Campus-wide conversations about the recent Teach-In have indicated one thing: students are becoming increasingly aware not only of bias incidents on campus, but also of their ability to seek help from the university if they ever feel discriminated against. Not only that, but such conversations have also indicated that many students can readily discuss everyday racism, the notion of “micro-aggression,” and can, in general, explore just what constitutes bias.

But the campus-wide discourse has revealed something perhaps equally important, though not so encouraging: that many students have no real understanding of what happens when a bias incident is reported. And for the most part, research into the issue only goes so far. Although students can easily locate the “Bias Incident Protocol Policy” on the main webpage of GVSU’s Division of Inclusion and Equity and can there discover how the university defines a bias incident, the only summary of what happens following a report is as follows: “All reported bias incidents will be reviewed by the Dean of Students Office staff and appropriate follow-up actions will be initiated.”

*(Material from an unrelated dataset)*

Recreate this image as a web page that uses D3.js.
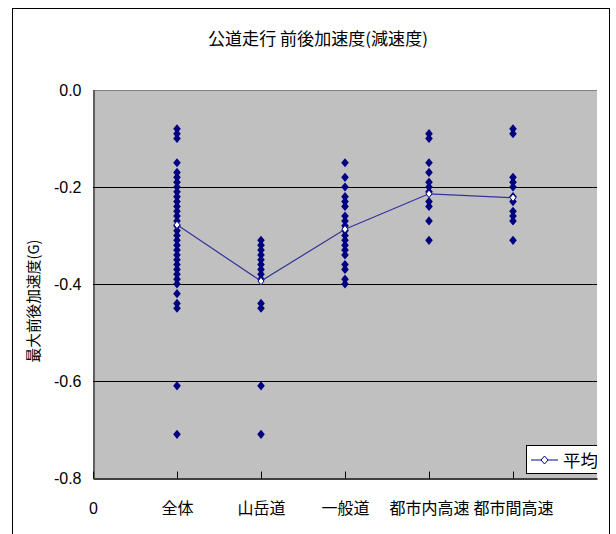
<!DOCTYPE html>
<html>
<head>
<meta charset="utf-8">
<script src="https://cdn.jsdelivr.net/npm/d3@7/dist/d3.min.js"></script>
<style>
  html, body { margin: 0; padding: 0; background: #fff; }
  svg { display: block; }
</style>
</head>
<body>
<svg id="chart" width="616" height="534"></svg>
<script>
// Category tick labels along the x axis (position 0 carries the numeric "0")
const tickLabels = ["0", "全体", "山岳道", "一般道", "都市内高速", "都市間高速"];

// Maximum longitudinal deceleration (G) per road type
const zentai = [-0.08, -0.09, -0.10, -0.15, -0.17, -0.18, -0.19, -0.20, -0.21, -0.22,
  -0.23, -0.24, -0.25, -0.26, -0.27, -0.28, -0.29, -0.30, -0.31, -0.32, -0.33, -0.34,
  -0.35, -0.36, -0.37, -0.38, -0.39, -0.40, -0.42, -0.44, -0.45, -0.61, -0.71];
const sangakudo = [-0.31, -0.32, -0.33, -0.34, -0.35, -0.36, -0.37, -0.38, -0.39,
  -0.44, -0.45, -0.61, -0.71];
const ippando = [-0.15, -0.18, -0.20, -0.22, -0.23, -0.24, -0.26, -0.27, -0.28, -0.29,
  -0.30, -0.31, -0.32, -0.33, -0.34, -0.36, -0.37, -0.39, -0.40];
const toshinaiKosoku = [-0.09, -0.10, -0.15, -0.17, -0.19, -0.20, -0.21, -0.23, -0.24,
  -0.27, -0.31];
const toshikanKosoku = [-0.08, -0.09, -0.18, -0.19, -0.20, -0.22, -0.23, -0.25, -0.26,
  -0.27, -0.31];

// Mean per road type (平均)
const averages = [-0.278, -0.394, -0.287, -0.214, -0.222];

const yTicks = [0, -0.2, -0.4, -0.6, -0.8];

const groups = [zentai, sangakudo, ippando, toshinaiKosoku, toshikanKosoku];

const svg = d3.select("#chart");
const W = 616, H = 534;
const plot = { left: 93, right: 597, top: 90, bottom: 478 };

const x = d3.scaleLinear().domain([0, 6]).range([plot.left, plot.right]);
const y = d3.scaleLinear().domain([-0.8, 0]).range([plot.bottom, plot.top]);

const jp = "'Noto Sans CJK JP', 'Noto Sans CJK SC', sans-serif";
const latin = "'Liberation Sans', Arial, sans-serif";

// Outer chart frame
svg.append("rect")
  .attr("x", 12.5).attr("y", 8.5)
  .attr("width", 597).attr("height", 540)
  .attr("fill", "#fff").attr("stroke", "#000").attr("stroke-width", 1);

// Plot area background
svg.append("rect")
  .attr("x", plot.left).attr("y", plot.top)
  .attr("width", plot.right - plot.left).attr("height", plot.bottom - plot.top)
  .attr("fill", "#c0c0c0");

// Plot border on top edge
svg.append("line")
  .attr("x1", plot.left).attr("x2", plot.right)
  .attr("y1", plot.top + 0.5).attr("y2", plot.top + 0.5)
  .attr("stroke", "#808080");

// Horizontal gridlines
svg.append("g").selectAll("line")
  .data(yTicks.filter(v => v !== 0 && v !== -0.8))
  .join("line")
  .attr("x1", plot.left).attr("x2", plot.right)
  .attr("y1", d => Math.round(y(d)) + 0.5).attr("y2", d => Math.round(y(d)) + 0.5)
  .attr("stroke", "#000").attr("stroke-width", 1);

// Y axis
const yAxis = svg.append("g")
  .attr("transform", `translate(${plot.left + 0.5},0)`)
  .call(d3.axisLeft(y).tickValues(yTicks).tickSize(0).tickPadding(12)
    .tickFormat(d3.format(".1f")));
yAxis.select(".domain").attr("stroke", "#000");
yAxis.selectAll("text")
  .attr("font-family", latin).attr("font-size", 16).attr("fill", "#000")
  .text(d => (d === 0 ? "0.0" : "-" + Math.abs(d).toFixed(1)));

// X axis with inward ticks
const xAxis = svg.append("g")
  .attr("transform", `translate(0,${plot.bottom + 0.5})`)
  .call(d3.axisBottom(x).tickValues(d3.range(0, 6)).tickSize(-7).tickSizeOuter(0)
    .tickFormat((d, i) => tickLabels[i]));
xAxis.select(".domain").attr("stroke", "#000").attr("stroke-width", 1.5);
xAxis.selectAll(".tick line").attr("stroke", "#000");
xAxis.selectAll("text")
  .attr("y", 35).attr("dy", 0)
  .attr("font-family", (d, i) => (i === 0 ? latin : jp))
  .attr("font-size", 16).attr("fill", "#000");

// Scatter points: navy diamonds
const diamond = (cx, cy, hw, hh) =>
  `M${cx},${cy - hh}L${cx + hw},${cy}L${cx},${cy + hh}L${cx - hw},${cy}Z`;

const pts = [];
groups.forEach((vals, gi) => vals.forEach(v => pts.push({ cat: gi + 1, v })));
svg.append("g").selectAll("path")
  .data(pts)
  .join("path")
  .attr("d", d => diamond(x(d.cat), y(d.v), 3.8, 4.6))
  .attr("fill", "#000080");

// Mean line with white diamond markers
const line = d3.line().x((d, i) => x(i + 1)).y(d => y(d));
svg.append("path")
  .datum(averages)
  .attr("d", line)
  .attr("fill", "none").attr("stroke", "#33339a").attr("stroke-width", 1.2);
svg.append("g").selectAll("path")
  .data(averages)
  .join("path")
  .attr("d", (d, i) => diamond(x(i + 1), y(d), 3, 3.8))
  .attr("fill", "#fff").attr("stroke", "#000080").attr("stroke-width", 1);

// Title
svg.append("text")
  .attr("x", 318).attr("y", 45)
  .attr("text-anchor", "middle")
  .attr("font-family", jp).attr("font-size", 16.5).attr("fill", "#000")
  .attr("textLength", 220).attr("lengthAdjust", "spacingAndGlyphs")
  .text("公道走行 前後加速度(減速度)");

// Y axis title
svg.append("text")
  .attr("transform", "translate(39,301) rotate(-90)")
  .attr("text-anchor", "middle")
  .attr("font-family", jp).attr("font-size", 15).attr("fill", "#000")
  .attr("textLength", 123).attr("lengthAdjust", "spacingAndGlyphs")
  .text("最大前後加速度(G)");

// Legend (clipped at the plot's right edge)
svg.append("clipPath").attr("id", "legendClip")
  .append("rect").attr("x", 0).attr("y", 0).attr("width", plot.right).attr("height", H);
const lg = svg.append("g").attr("clip-path", "url(#legendClip)");
lg.append("rect")
  .attr("x", 526.5).attr("y", 445.5).attr("width", 80).attr("height", 28)
  .attr("fill", "#fff").attr("stroke", "#000");
lg.append("line")
  .attr("x1", 531).attr("x2", 558).attr("y1", 460).attr("y2", 460)
  .attr("stroke", "#33339a").attr("stroke-width", 1.2);
lg.append("path")
  .attr("d", diamond(544.5, 460, 3.5, 4))
  .attr("fill", "#fff").attr("stroke", "#000080");
lg.append("text")
  .attr("x", 563).attr("y", 467)
  .attr("font-family", jp).attr("font-size", 17.5).attr("fill", "#000")
  .text("平均");
</script>
</body>
</html>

It is worth dwelling on the vagueness of this description and why it might be problematic for students. For one, the whole bias incident protocol appears in a haze: students report what they identify as bias, their report goes to “the administration,” and the administration assumedly acts. And because these actions are not defined, we students have little to no understanding of what might happen to those “accused” of perpetrating a bias incident. That is to say, though we can fortunately assume that the individual who reports a bias incident will receive support from the university, we have no answer to questions such as: Will the administration always seek to discipline the accused? Is there an evaluative process by which the Dean’s Office determines whether a reported bias incident merits further investigation? If someone is accused of bias, will he or she necessarily undergo a judiciary process?

We students deserve answers to these questions. Why? Because, for one, many of us operate under the assumption that the university always seeks to identify and, in some sense, try the accused. Based on the vagueness of the Bias Incident Protocol, this is a fair assumption. In fact, it seems to be the same assumption made by the Foundation for Individual Rights in Education when it determined that GVSU’s bias incident protocol was, in fact, unconstitutional. In its explanation for this judgment, FIRE claimed that the university inappropriately condemns speech that is protected by the first amendment: namely, speech that, according to the Bias Incident Protocol, causes “alarm, anger, fear or resentment.” The opacity of the Bias Incident Protocol thus forces students to ask a difficult and demoralizing question: Might the university condemn our speech not for being inflammatory or hateful, but merely for causing “alarm?” Might we be disciplined because of a protest or the expression of an unpopular view? Though many students likely assume that the administration would be reasonable in assessing any situation, the vagueness of the Bias Incident Protocol is no cause for peace of mind.

Of course, none of this is to detract from the virtue of the university’s eagerness to help and defend students who report bias incidents. It is to say, however, that the university has not answered a supremely important question: does the Dean’s Office outright condemn as “biased” all speech that merely causes “alarm?” Further, does the university always seek to discipline the accused? The claims of FIRE against the vagueness of the Bias Incident Protocol are strong and unambiguous: if the university treats all speech considered “biased” as unacceptable, and if it always pursues disciplinary action in these cases, then the university acts unconstitutionally.

The issue can easily be cleared up in one way: a clarified Bias Incident Protocol.